Nature Coast Marine Group Inc. (NCMG) - 18 January 2010

Inedible Peanuts

by Jenny Edwards

Many of our marine animals are truly beautiful but there are some which are just fascinatingly weird. The peanut worm (Phascolosoma noduliferum) belongs to the second group.

Peanut worms can often be found in water under stones where sand or gravel is present. When first discovered they will look like soft, pale brown blobs about the size of peanuts. Their leech-like bodies will be in their contracted form since you will have disturbed them.

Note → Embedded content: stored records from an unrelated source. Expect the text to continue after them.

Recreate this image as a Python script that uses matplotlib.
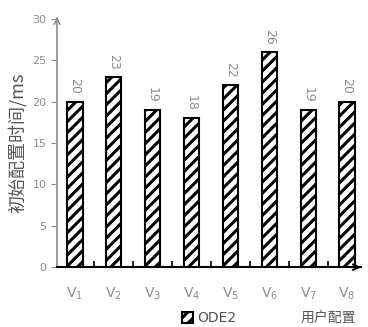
import matplotlib.pyplot as plt
import numpy as np

plt.rcParams['font.family'] = ['DejaVu Sans', 'Noto Sans CJK SC']

categories = ['$\\mathregular{V_1}$', '$\\mathregular{V_2}$', '$\\mathregular{V_3}$', '$\\mathregular{V_4}$',
              '$\\mathregular{V_5}$', '$\\mathregular{V_6}$', '$\\mathregular{V_7}$', '$\\mathregular{V_8}$']
ode2 = [20, 23, 19, 18, 22, 26, 19, 20]
yticks = [0, 5, 10, 15, 20, 25, 30]

gray = '#8c8c8c'
plt.rcParams['hatch.linewidth'] = 2.2

fig = plt.figure(figsize=(3.68, 3.27), dpi=100)
ax = fig.add_axes([0.155, 0.183, 0.825, 0.759])

x = np.arange(len(ode2))
bars = ax.bar(x, ode2, width=0.39, color='white', edgecolor='black', hatch='///',
              linewidth=1.5, label='ODE2', zorder=3)
for xi, v in zip(x, ode2):
    ax.text(xi, v + 0.9, str(v), rotation=-90, ha='center', va='bottom',
            color=gray, fontsize=9)

ax.set_xlim(-0.46, 7.35)
ax.set_ylim(0, 30)
ax.set_yticks(yticks)
ax.set_xticks(x)
ax.set_xticklabels(categories, color=gray, fontsize=10)
ax.set_xticks(x[:-1] + 0.5, minor=True)
ax.tick_params(axis='x', which='major', length=0, pad=13)
ax.tick_params(axis='x', which='minor', direction='in', length=4, width=1.2, color='black')
ax.tick_params(axis='y', direction='out', length=4, color=gray, labelcolor=gray, labelsize=8)

for s in ['top', 'right']:
    ax.spines[s].set_visible(False)
ax.spines['left'].set_color(gray)
ax.spines['left'].set_linewidth(1.2)
ax.spines['bottom'].set_color('black')
ax.spines['bottom'].set_linewidth(1.5)

# arrows on axes
ax.annotate('', xy=(0, 1.02), xytext=(0, 0.99), xycoords='axes fraction',
            arrowprops=dict(arrowstyle='->', color=gray, lw=1.2))
ax.annotate('', xy=(1.01, 0), xytext=(0.98, 0), xycoords='axes fraction',
            arrowprops=dict(arrowstyle='->', color='black', lw=1.5))

ax.set_ylabel('初始配置时间/ms', family=['Noto Sans CJK SC', 'DejaVu Sans'],
              fontsize=13, color='#555555', labelpad=4)
ax.text(0.985, -0.205, '用户配置', transform=ax.transAxes, ha='right', va='center',
        family=['Noto Sans CJK SC', 'DejaVu Sans'], fontsize=10, color='#555555')

leg = ax.legend(loc='center', bbox_to_anchor=(0.50, -0.205), frameon=False,
                fontsize=10, handlelength=0.8, handleheight=0.8, handletextpad=0.3,
                labelcolor='#555555')

fig.savefig('out.png', dpi=100)
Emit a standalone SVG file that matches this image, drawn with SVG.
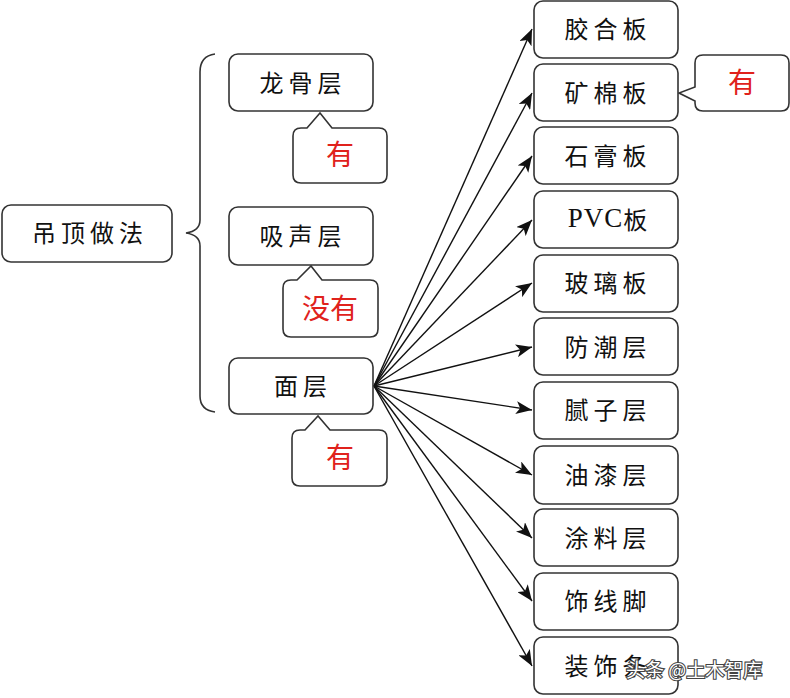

If you stay to watch, the peanut worm it will slowly push out a thin extension like a miniature elephant’s trunk except that the worm’s trunk ends in short tentacles. This part of the peanut worm is called the introvert, not because of its personality but because it can be pulled back into the main part of the animal. The introvert ends in a mouth around which are the tentacles that can also be retracted.

The peanut worm feeds like an earthworm. It burrows in the sediment with the aid of hooks on the introvert and draws in detritus adhering to its tentacles. Luckily for the peanut worm it can regenerate these vital parts of its body if they are bitten off by predators.

Sexes are separate in peanut worms. The sperm and eggs are released into the sea; fertilization takes place there, and the larvae live for a while in the plankton.

Taxonomists found peanut worms a bit of a nightmare. They don’t fit neatly into any of the other major biological groups. They are not segmented like many other marine worms, the polychaetes. However, their nervous systems, body wall construction and larvae resemble those of polychaetes. Eventually peanut worms were given their own phylum – Sipuncula.